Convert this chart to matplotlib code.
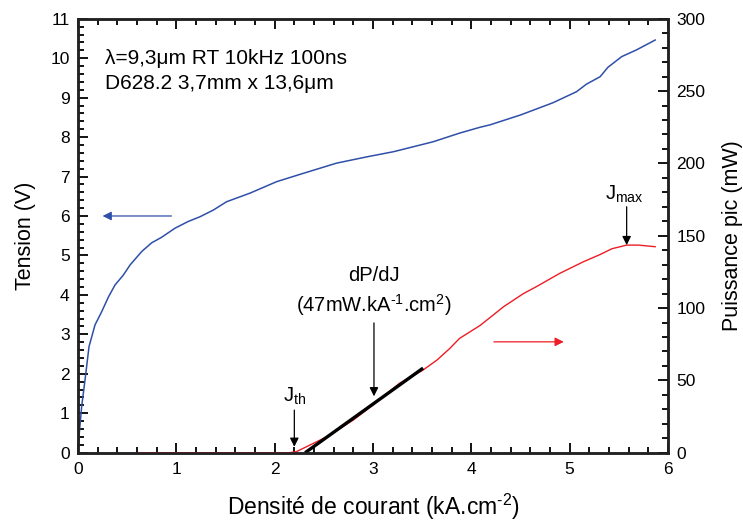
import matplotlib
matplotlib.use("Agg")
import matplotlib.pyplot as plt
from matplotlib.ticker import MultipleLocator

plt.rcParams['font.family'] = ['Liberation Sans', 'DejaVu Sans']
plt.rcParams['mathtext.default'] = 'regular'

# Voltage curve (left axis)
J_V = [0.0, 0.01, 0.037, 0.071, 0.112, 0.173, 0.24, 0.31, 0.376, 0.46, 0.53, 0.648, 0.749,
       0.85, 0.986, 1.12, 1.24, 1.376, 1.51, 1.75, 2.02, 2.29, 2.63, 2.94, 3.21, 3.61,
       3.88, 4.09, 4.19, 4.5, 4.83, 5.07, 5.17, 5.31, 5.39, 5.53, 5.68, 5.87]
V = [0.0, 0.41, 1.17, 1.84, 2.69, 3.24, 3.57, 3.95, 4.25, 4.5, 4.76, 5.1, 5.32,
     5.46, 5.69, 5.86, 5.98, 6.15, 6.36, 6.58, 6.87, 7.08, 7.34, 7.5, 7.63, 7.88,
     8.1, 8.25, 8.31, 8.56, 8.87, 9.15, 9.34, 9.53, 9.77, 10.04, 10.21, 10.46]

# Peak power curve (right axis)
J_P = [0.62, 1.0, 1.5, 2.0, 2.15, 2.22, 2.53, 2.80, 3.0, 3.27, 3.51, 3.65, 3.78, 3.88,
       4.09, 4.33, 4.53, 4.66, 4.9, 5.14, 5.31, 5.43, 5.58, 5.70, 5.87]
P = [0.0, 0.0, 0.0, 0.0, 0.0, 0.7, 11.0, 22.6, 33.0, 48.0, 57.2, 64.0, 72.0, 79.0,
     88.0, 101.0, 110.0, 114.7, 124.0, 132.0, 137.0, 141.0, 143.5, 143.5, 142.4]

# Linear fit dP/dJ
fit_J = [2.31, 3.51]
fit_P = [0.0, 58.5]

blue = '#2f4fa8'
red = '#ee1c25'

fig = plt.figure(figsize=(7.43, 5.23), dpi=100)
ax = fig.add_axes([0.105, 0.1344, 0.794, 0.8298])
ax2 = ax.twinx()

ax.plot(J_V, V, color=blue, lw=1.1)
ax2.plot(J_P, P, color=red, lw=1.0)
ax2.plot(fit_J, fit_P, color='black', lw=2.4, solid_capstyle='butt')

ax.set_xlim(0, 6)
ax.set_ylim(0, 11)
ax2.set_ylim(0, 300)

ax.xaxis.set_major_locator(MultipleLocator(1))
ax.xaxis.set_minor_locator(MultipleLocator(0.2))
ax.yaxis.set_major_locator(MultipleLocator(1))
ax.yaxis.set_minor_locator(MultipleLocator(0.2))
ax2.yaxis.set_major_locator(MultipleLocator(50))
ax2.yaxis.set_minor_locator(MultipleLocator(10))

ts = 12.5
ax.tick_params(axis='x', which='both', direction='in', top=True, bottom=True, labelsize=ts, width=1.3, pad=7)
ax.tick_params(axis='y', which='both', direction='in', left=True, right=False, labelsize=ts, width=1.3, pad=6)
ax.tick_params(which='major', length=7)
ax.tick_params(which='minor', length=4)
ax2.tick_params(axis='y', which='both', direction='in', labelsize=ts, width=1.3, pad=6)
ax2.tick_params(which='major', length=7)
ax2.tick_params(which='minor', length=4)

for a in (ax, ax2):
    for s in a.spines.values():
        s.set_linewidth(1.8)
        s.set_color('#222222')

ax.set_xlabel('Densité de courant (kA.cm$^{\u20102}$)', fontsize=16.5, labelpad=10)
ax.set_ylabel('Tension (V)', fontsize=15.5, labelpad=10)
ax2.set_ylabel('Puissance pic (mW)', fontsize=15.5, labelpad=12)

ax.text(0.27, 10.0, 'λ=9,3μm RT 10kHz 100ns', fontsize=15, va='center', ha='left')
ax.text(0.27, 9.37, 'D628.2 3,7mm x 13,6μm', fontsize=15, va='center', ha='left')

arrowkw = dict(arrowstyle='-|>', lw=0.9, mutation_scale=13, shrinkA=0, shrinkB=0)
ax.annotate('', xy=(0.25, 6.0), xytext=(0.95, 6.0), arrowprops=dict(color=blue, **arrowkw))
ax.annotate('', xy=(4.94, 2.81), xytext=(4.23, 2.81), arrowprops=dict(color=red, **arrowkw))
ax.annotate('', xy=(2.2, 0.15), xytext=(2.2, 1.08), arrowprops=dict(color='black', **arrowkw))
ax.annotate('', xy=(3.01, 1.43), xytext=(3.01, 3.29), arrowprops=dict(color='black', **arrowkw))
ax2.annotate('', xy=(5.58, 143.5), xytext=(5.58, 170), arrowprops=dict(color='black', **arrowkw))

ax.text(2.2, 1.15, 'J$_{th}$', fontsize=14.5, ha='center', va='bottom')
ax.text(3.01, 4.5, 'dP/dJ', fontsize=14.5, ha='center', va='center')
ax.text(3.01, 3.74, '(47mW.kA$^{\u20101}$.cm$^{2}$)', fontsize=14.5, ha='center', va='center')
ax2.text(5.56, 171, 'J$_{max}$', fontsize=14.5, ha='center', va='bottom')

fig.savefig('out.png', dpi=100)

Written exercise
The listing above must be printed again exactly, minus its pictures.

Solution for this problem
Convert this chart to matplotlib code.
import matplotlib
matplotlib.use("Agg")
import matplotlib.pyplot as plt
from matplotlib.ticker import MultipleLocator

plt.rcParams['font.family'] = ['Liberation Sans', 'DejaVu Sans']
plt.rcParams['mathtext.default'] = 'regular'

# Voltage curve (left axis)
J_V = [0.0, 0.01, 0.037, 0.071, 0.112, 0.173, 0.24, 0.31, 0.376, 0.46, 0.53, 0.648, 0.749,
       0.85, 0.986, 1.12, 1.24, 1.376, 1.51, 1.75, 2.02, 2.29, 2.63, 2.94, 3.21, 3.61,
       3.88, 4.09, 4.19, 4.5, 4.83, 5.07, 5.17, 5.31, 5.39, 5.53, 5.68, 5.87]
V = [0.0, 0.41, 1.17, 1.84, 2.69, 3.24, 3.57, 3.95, 4.25, 4.5, 4.76, 5.1, 5.32,
     5.46, 5.69, 5.86, 5.98, 6.15, 6.36, 6.58, 6.87, 7.08, 7.34, 7.5, 7.63, 7.88,
     8.1, 8.25, 8.31, 8.56, 8.87, 9.15, 9.34, 9.53, 9.77, 10.04, 10.21, 10.46]

# Peak power curve (right axis)
J_P = [0.62, 1.0, 1.5, 2.0, 2.15, 2.22, 2.53, 2.80, 3.0, 3.27, 3.51, 3.65, 3.78, 3.88,
       4.09, 4.33, 4.53, 4.66, 4.9, 5.14, 5.31, 5.43, 5.58, 5.70, 5.87]
P = [0.0, 0.0, 0.0, 0.0, 0.0, 0.7, 11.0, 22.6, 33.0, 48.0, 57.2, 64.0, 72.0, 79.0,
     88.0, 101.0, 110.0, 114.7, 124.0, 132.0, 137.0, 141.0, 143.5, 143.5, 142.4]

# Linear fit dP/dJ
fit_J = [2.31, 3.51]
fit_P = [0.0, 58.5]

blue = '#2f4fa8'
red = '#ee1c25'

fig = plt.figure(figsize=(7.43, 5.23), dpi=100)
ax = fig.add_axes([0.105, 0.1344, 0.794, 0.8298])
ax2 = ax.twinx()

ax.plot(J_V, V, color=blue, lw=1.1)
ax2.plot(J_P, P, color=red, lw=1.0)
ax2.plot(fit_J, fit_P, color='black', lw=2.4, solid_capstyle='butt')

ax.set_xlim(0, 6)
ax.set_ylim(0, 11)
ax2.set_ylim(0, 300)

ax.xaxis.set_major_locator(MultipleLocator(1))
ax.xaxis.set_minor_locator(MultipleLocator(0.2))
ax.yaxis.set_major_locator(MultipleLocator(1))
ax.yaxis.set_minor_locator(MultipleLocator(0.2))
ax2.yaxis.set_major_locator(MultipleLocator(50))
ax2.yaxis.set_minor_locator(MultipleLocator(10))

ts = 12.5
ax.tick_params(axis='x', which='both', direction='in', top=True, bottom=True, labelsize=ts, width=1.3, pad=7)
ax.tick_params(axis='y', which='both', direction='in', left=True, right=False, labelsize=ts, width=1.3, pad=6)
ax.tick_params(which='major', length=7)
ax.tick_params(which='minor', length=4)
ax2.tick_params(axis='y', which='both', direction='in', labelsize=ts, width=1.3, pad=6)
ax2.tick_params(which='major', length=7)
ax2.tick_params(which='minor', length=4)

for a in (ax, ax2):
    for s in a.spines.values():
        s.set_linewidth(1.8)
        s.set_color('#222222')

ax.set_xlabel('Densité de courant (kA.cm$^{\u20102}$)', fontsize=16.5, labelpad=10)
ax.set_ylabel('Tension (V)', fontsize=15.5, labelpad=10)
ax2.set_ylabel('Puissance pic (mW)', fontsize=15.5, labelpad=12)

ax.text(0.27, 10.0, 'λ=9,3μm RT 10kHz 100ns', fontsize=15, va='center', ha='left')
ax.text(0.27, 9.37, 'D628.2 3,7mm x 13,6μm', fontsize=15, va='center', ha='left')

arrowkw = dict(arrowstyle='-|>', lw=0.9, mutation_scale=13, shrinkA=0, shrinkB=0)
ax.annotate('', xy=(0.25, 6.0), xytext=(0.95, 6.0), arrowprops=dict(color=blue, **arrowkw))
ax.annotate('', xy=(4.94, 2.81), xytext=(4.23, 2.81), arrowprops=dict(color=red, **arrowkw))
ax.annotate('', xy=(2.2, 0.15), xytext=(2.2, 1.08), arrowprops=dict(color='black', **arrowkw))
ax.annotate('', xy=(3.01, 1.43), xytext=(3.01, 3.29), arrowprops=dict(color='black', **arrowkw))
ax2.annotate('', xy=(5.58, 143.5), xytext=(5.58, 170), arrowprops=dict(color='black', **arrowkw))

ax.text(2.2, 1.15, 'J$_{th}$', fontsize=14.5, ha='center', va='bottom')
ax.text(3.01, 4.5, 'dP/dJ', fontsize=14.5, ha='center', va='center')
ax.text(3.01, 3.74, '(47mW.kA$^{\u20101}$.cm$^{2}$)', fontsize=14.5, ha='center', va='center')
ax2.text(5.56, 171, 'J$_{max}$', fontsize=14.5, ha='center', va='bottom')

fig.savefig('out.png', dpi=100)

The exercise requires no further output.